Singapore's Great Eastern Holdings and three other wholly foreign- owned insurance companies that dominate the multi-billion-dollar sector in Malaysia are facing a strict set of deadlines to pare down their holdings to local partners to conform with the country's strict ownership laws.
Based on a directive issued in April by the central bank, Bank Negara, the four companies have until the end of this month to submit the identity of the prospective parties that will take over the minimum 30 per cent shareholding in their respective operations, said senior industry executives and government officials.
The directive stipulated that the negotiations for the divestment with the targeted parties must be completed before the end of the year, and should those talks fail to materialise, the foreign insurance companies must opt for the listing of their businesses on the local stock exchange.
Plans for initial public offerings must be submitted to the Securities Commission, the country's capital markets watchdog agency, before the end of January next year.
Bank Negara, the country's top financial regulator that supervises the insurance sector, also notified the financial institutions that failure to meet all conditions by the middle of next year would result in punitive action which industry executives said would not preclude the suspension of their operating licences.
The move on foreign insurers to comply with the minimum 30 per cent local participation in their businesses was first mooted in the late 1980s under the government's financial sector rationalisation plan.
AIA, Great Eastern, Prudential and Tokio Marine had sought deferments because of the difficulty in finding suitable partners.
But the four big players - AIA, Great Eastern, Prudential and Tokio Marine - had sought deferments because of the difficulty in finding suitable partners.
In some instances, Bank Negara handed down special dispensations to foreign insurance companies that stepped in to take over troubled domestic operators.
Malaysia's insurance sector represents a key segment in the country's financial system, with fund assets accounting for roughly 5.2 per cent of the financial system.
According to Bank Negara, combined assets in the insurance and the syariah-compliant takaful industry hit RM277 billion (S$88 billion) last year, up 5 per cent from the preceding year, while total premiums and contributions rose by 4.4 per cent to RM61.3 billion during the same period.

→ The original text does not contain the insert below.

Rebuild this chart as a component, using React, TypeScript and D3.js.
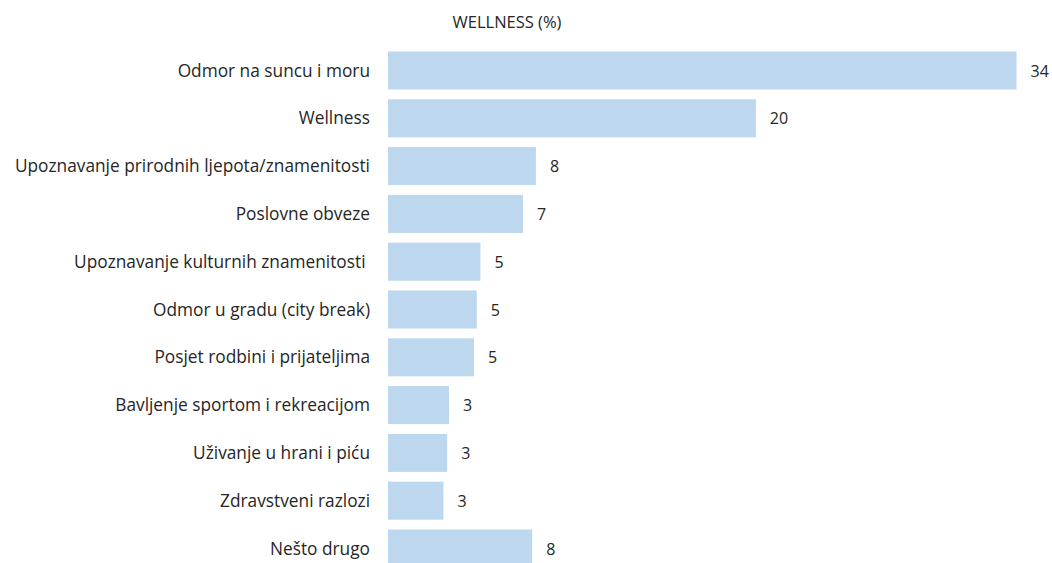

Industry executives noted that Bank Negara's determined push to force foreign insurance companies to meet the minimum local shareholding spread of 30 per cent this time around is aimed at consolidating the fragmented sector filled with local and foreign players in the life and general segments of the business.
Bankers also noted that the plan could also inject some much- needed excitement to Malaysia's listless stock market should the foreign companies opt for the listing route to meet the central bank's demands.
Industry executives estimate that the combined value of the four main insurance players could be as much as RM130 billion.
Tokio Marine and Great Eastern have already appointed investment banks to advise them on the divestment of their 30 per cent interest to local parties.
BNP Paribas has been engaged by Tokio Marine, while Great Eastern is said to have tapped the services of Malaysia's CIMB to handle its divestment plans.